Top 3 Caregiving Tips for Only-Children (They Work for Siblings, Too)

When you hear about  only-children who become only-child family caregivers, do you look at them with pity? No siblings to work together around Mom or Dad's care. No brother or sister to bounce ideas off of or commiserate. Fewer helping hands financially, physically and emotionally - and who's going to do the respite care?

In some circumstances, it may actually be easier. That's the word from social psychologist Susan Newman, author of The Case for the Only Child: Your Essential Guide. According to Newman, arguments with siblings are nonexistent and many only-children say, "thank goodness I don't have siblings. I can make the decisions myself."
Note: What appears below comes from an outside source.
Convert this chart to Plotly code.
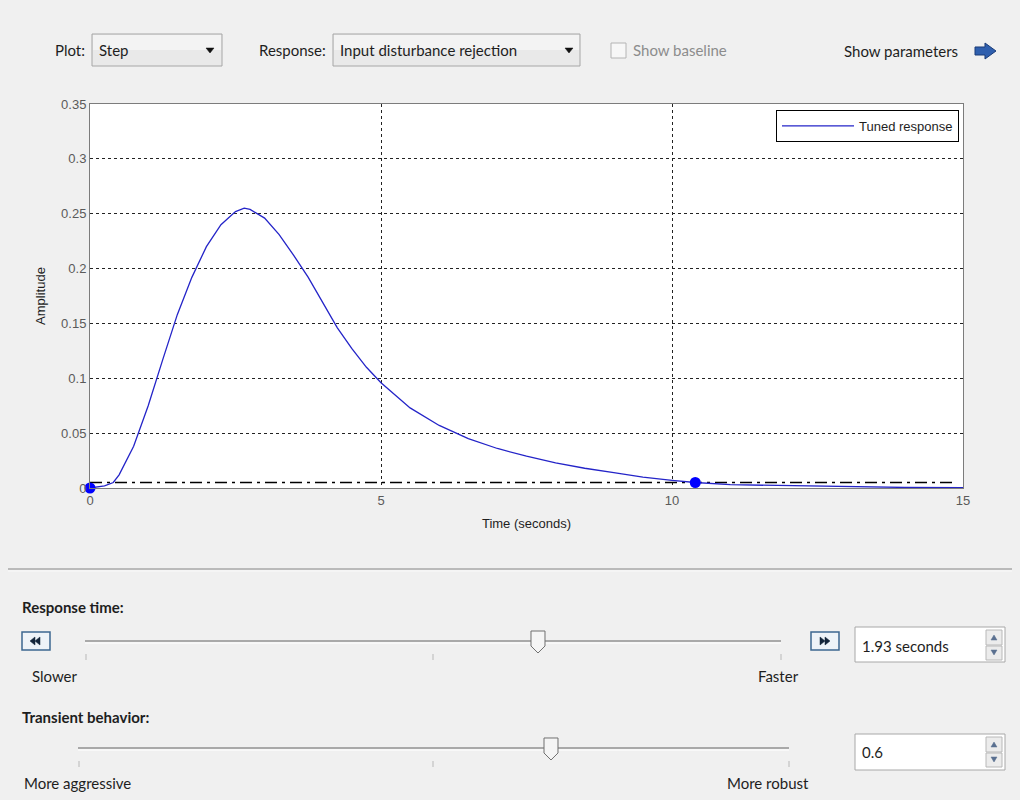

One thing they don't have to worry about: squabbling brothers and sisters that can require SOS intervention like elder mediation. (That's where siblings with differences on eldercare and other issues related to aging parents meet with professionals to craft an action plan and tackle other thorny matters.)

There don't seem to be any studies on only-child caregivers - purely anecdotal information - but Newman has interviewed hundreds of adult only-children in caregiving roles for her work.
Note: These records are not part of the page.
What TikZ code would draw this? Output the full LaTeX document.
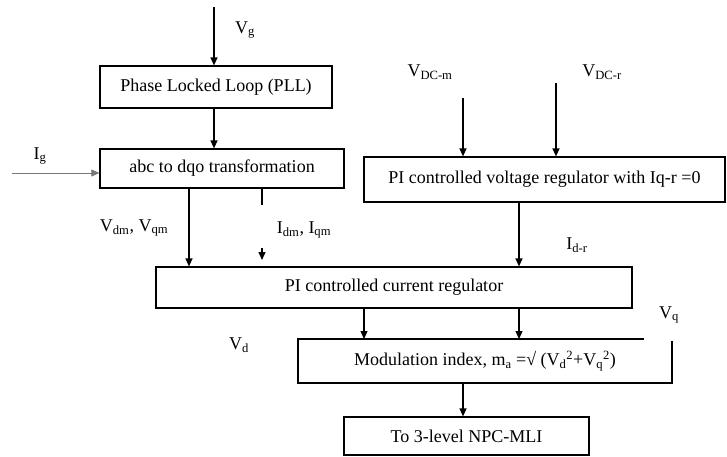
\documentclass[tikz,border=0pt]{standalone}
\usepackage{fontspec}
\setmainfont{Liberation Serif}
\usepackage{tikz}
\usetikzlibrary{arrows.meta,positioning}
\definecolor{mygray}{RGB}{120,120,120}

\begin{document}
\begin{tikzpicture}[
  x=1pt, y=-1pt,
  every node/.style={font=\fontsize{18}{20}\selectfont, inner sep=0pt},
  block/.style={draw, line width=1.2pt, minimum height=42pt},
  lbl/.style={anchor=center},
  edge/.style={-{Triangle[length=8pt,width=7pt]}, line width=1.2pt}
]
\useasboundingbox (0,0) rectangle (727,456);
\node[block, minimum width=232pt] (pll) at (216,87) {Phase Locked Loop (PLL)};
\node[block, minimum width=244pt, minimum height=39pt] (abc) at (222,168.5) {abc to dqo transformation};
\node[block, minimum width=361pt, minimum height=45pt] (vreg) at (544.5,179.5) {PI controlled voltage regulator with Iq-r =0};
\node[block, minimum width=476pt, minimum height=41pt] (cur) at (394,287.5) {PI controlled current regulator};
\node[block, draw=none, outer sep=0pt, minimum width=374pt, minimum height=44pt] (mod) at (485,361) {Modulation index, m\textsubscript{a} =√ (V\textsubscript{d}\textsuperscript{2}+V\textsubscript{q}\textsuperscript{2})};
\node[block, minimum width=245pt, minimum height=38pt] (npc) at (466.5,436) {To 3-level NPC-MLI};
\draw[line width=1.2pt] ([xshift=-28pt]mod.north east) -- (mod.north west) -- (mod.south west) -- (mod.south east) -- ([yshift=-2pt]mod.north east);

\coordinate (vgin) at (214,7);
\coordinate (igin) at (12,173);
\coordinate (vdcm) at (463,98);
\coordinate (vdcr) at (556,83);
\coordinate (idq) at (262,248);

\node[lbl] (vg) at (245,30) {V\textsubscript{g}};
\node[lbl] (ig) at (40,156) {I\textsubscript{g}};
\node[lbl] (vdcmlbl) at (430,72) {V\textsubscript{DC-m}};
\node[lbl] (vdcrlbl) at (602,72) {V\textsubscript{DC-r}};
\node[lbl] (vdqlbl) at (134,228) {V\textsubscript{dm}, V\textsubscript{qm}};
\node[lbl] (idqlbl) at (304,230) {I\textsubscript{dm}, I\textsubscript{qm}};
\node[lbl] (idrlbl) at (577,245) {I\textsubscript{d-r}};
\node[lbl] (vdlbl) at (239,345) {V\textsubscript{d}};
\node[lbl] (vqlbl) at (669,315) {V\textsubscript{q}};

\draw[edge] (vgin) -- (vgin |- pll.north);
\draw[edge] (pll.south -| vgin) -- (abc.north -| vgin);
\draw[edge, line width=0.6pt, mygray] (igin) -- (abc.west |- igin);
\draw[edge] ([xshift=-33pt]abc.south) -- ([xshift=-205pt]cur.north);
\draw[line width=1.2pt] ([xshift=40pt]abc.south) -- ++(0,16);
\draw[edge] (idq) -- ++(0,12);
\draw[edge] (vdcm) -- (vdcm |- vreg.north);
\draw[edge] (vdcr) -- (vdcr |- vreg.north);
\draw[edge] ([xshift=-25.5pt]vreg.south) -- ([xshift=125pt]cur.north);
\draw[edge] ([xshift=-30pt]cur.south) -- ([xshift=-121pt]mod.north);
\draw[edge] ([xshift=125pt]cur.south) -- ([xshift=34pt]mod.north);
\draw[edge] ([xshift=-22pt]mod.south) -- ([xshift=-3.5pt]npc.north);
\end{tikzpicture}
\end{document}
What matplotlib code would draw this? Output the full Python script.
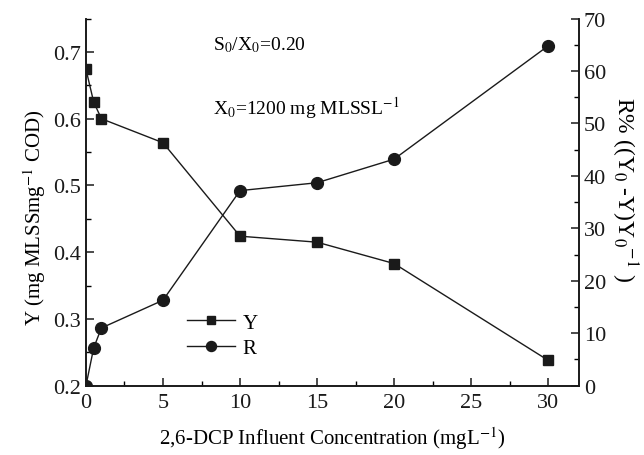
import matplotlib
matplotlib.use('Agg')
import matplotlib.pyplot as plt
from matplotlib.ticker import MultipleLocator

plt.rcParams['font.family'] = ['Liberation Serif', 'DejaVu Serif']
plt.rcParams['mathtext.fontset'] = 'stix'

# значения
conc = [0, 0.5, 1, 5, 10, 15, 20, 30]
y_vals = [0.674, 0.625, 0.600, 0.564, 0.424, 0.415, 0.383, 0.238]
r_vals = [0, 7.2, 11.0, 16.3, 37.2, 38.7, 43.2, 64.8]

fig = plt.figure(figsize=(6.44, 4.56), dpi=100)
ax = fig.add_axes([0.1335, 0.152, 0.7655, 0.805])
ax2 = ax.twinx()

l1, = ax.plot(conc, y_vals, color='#1a1a1a', lw=1.0, marker='s', ms=7.5, label='Y')
l2, = ax2.plot(conc, r_vals, color='#1a1a1a', lw=1.0, marker='o', ms=8.5, label='R')

ax.set_xlim(0, 32)
ax.set_ylim(0.2, 0.75)
ax2.set_ylim(0, 70)

ax.xaxis.set_major_locator(MultipleLocator(5))
ax.xaxis.set_minor_locator(MultipleLocator(2.5))
ax.yaxis.set_major_locator(MultipleLocator(0.1))
ax.yaxis.set_minor_locator(MultipleLocator(0.05))
ax2.yaxis.set_major_locator(MultipleLocator(10))
ax2.yaxis.set_minor_locator(MultipleLocator(5))

for a in (ax, ax2):
    a.spines['top'].set_visible(False)
    for s in a.spines.values():
        s.set_linewidth(1.2)
        s.set_color('#1a1a1a')
    a.tick_params(which='major', direction='in', length=6, width=1.1, labelsize=16, colors='#1a1a1a')
    a.tick_params(which='minor', direction='in', length=3.5, width=1.0)
ax.tick_params(axis='y', right=False)
ax.tick_params(axis='x', top=False, which='both')
ax.tick_params(axis='x', pad=5)

ax.set_xlabel('2,6-DCP Influent Concentration (mgL$^{-1}$)', fontsize=15, labelpad=9)
ax.set_ylabel('Y (mg MLSSmg$^{-1}$ COD)', fontsize=15, labelpad=4)
ax.yaxis.label.set_y(0.46)
ax2.set_ylabel('R% ((Y$_0$ -Y)Y$_0$$^{-1}$ )', fontsize=17, rotation=-90, labelpad=24)
ax2.yaxis.label.set_y(0.536)

ax.text(0.258, 0.93, 'S$_0$/X$_0$=0.20', transform=ax.transAxes, fontsize=14, va='center')
ax.text(0.258, 0.76, 'X$_0$=1200 mg MLSSL$^{-1}$', transform=ax.transAxes, fontsize=14, va='center')

ax.legend([l1, l2], ['Y', 'R'], loc='center left', bbox_to_anchor=(0.205, 0.136),
          frameon=False, fontsize=15, handlelength=2.3, handletextpad=0.35,
          labelspacing=0.3, markerscale=0.85, borderpad=0, borderaxespad=0)

plt.savefig('out.png', dpi=100)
"When people think of only-children they think of having no one to turn to, but that's not usually the case," says Newman. She points to partners, spouses, friends and professional help to consult. Only-children usually cultivate strong bonds with friends and others, observes Newman, so they don't have to go it alone. They're used to reaching out.
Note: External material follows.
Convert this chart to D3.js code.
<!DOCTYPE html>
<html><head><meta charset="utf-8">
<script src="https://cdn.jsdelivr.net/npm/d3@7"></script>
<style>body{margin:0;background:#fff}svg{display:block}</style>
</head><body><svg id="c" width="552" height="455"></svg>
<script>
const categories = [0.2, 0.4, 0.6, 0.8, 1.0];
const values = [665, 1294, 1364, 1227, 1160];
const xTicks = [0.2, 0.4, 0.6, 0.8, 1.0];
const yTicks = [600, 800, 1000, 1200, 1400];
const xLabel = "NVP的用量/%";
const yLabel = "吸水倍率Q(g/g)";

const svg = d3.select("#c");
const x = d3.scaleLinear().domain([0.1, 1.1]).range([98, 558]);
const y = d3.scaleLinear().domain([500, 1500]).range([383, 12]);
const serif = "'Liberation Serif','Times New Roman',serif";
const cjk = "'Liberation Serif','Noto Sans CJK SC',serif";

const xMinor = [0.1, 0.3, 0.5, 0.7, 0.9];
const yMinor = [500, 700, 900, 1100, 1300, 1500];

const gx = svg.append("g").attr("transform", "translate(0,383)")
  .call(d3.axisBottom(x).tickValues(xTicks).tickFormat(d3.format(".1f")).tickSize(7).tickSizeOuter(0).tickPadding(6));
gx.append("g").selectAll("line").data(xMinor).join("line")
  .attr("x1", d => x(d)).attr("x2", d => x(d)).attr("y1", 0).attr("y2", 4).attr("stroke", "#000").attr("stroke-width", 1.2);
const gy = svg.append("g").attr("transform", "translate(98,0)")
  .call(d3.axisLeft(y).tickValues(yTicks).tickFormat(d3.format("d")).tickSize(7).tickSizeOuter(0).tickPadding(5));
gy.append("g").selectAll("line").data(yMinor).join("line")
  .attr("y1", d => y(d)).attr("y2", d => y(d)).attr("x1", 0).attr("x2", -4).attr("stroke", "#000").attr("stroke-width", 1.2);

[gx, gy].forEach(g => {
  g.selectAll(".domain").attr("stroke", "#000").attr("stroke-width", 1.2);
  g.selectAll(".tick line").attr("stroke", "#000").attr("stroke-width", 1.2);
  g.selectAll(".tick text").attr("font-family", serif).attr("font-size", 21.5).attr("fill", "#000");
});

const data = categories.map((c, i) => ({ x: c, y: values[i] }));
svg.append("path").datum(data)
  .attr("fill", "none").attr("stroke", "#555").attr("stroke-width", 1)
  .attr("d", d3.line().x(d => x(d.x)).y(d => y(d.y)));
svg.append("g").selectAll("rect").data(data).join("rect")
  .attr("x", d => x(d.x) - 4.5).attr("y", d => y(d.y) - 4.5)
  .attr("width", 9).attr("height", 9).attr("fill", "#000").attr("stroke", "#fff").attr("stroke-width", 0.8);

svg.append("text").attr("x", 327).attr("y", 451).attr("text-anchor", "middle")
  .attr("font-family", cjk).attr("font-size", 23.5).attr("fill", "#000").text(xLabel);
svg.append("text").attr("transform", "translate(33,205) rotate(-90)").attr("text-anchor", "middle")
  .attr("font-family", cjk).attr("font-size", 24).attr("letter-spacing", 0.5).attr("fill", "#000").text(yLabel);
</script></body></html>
Here are three tips for one and onlies. They happen to work for those with siblings, too, as well as long-distance family caregivers. It's just all-around good advice!

  1. Shore up your support system. Friends, spouses and your own children can help with Grandma (even if it's just phone calls).
  2. Don't try to go it alone. Ask docs and other caregivers for advice  and resources. Reminder: Many caregivers try to do everything themselves and get sick. No one can afford that, especially an only child.
  3. Hire a "sibling." A professional geriatric care manager will be able to guide you, hook you up with programs, agencies and specific needs. She will be able to steer you to volunteer transportation initiatives, for instance, a bookkeeper, or in-home aide.

Are you an only child caregiver or have you ever been? Did you see any pluses? Frustrations?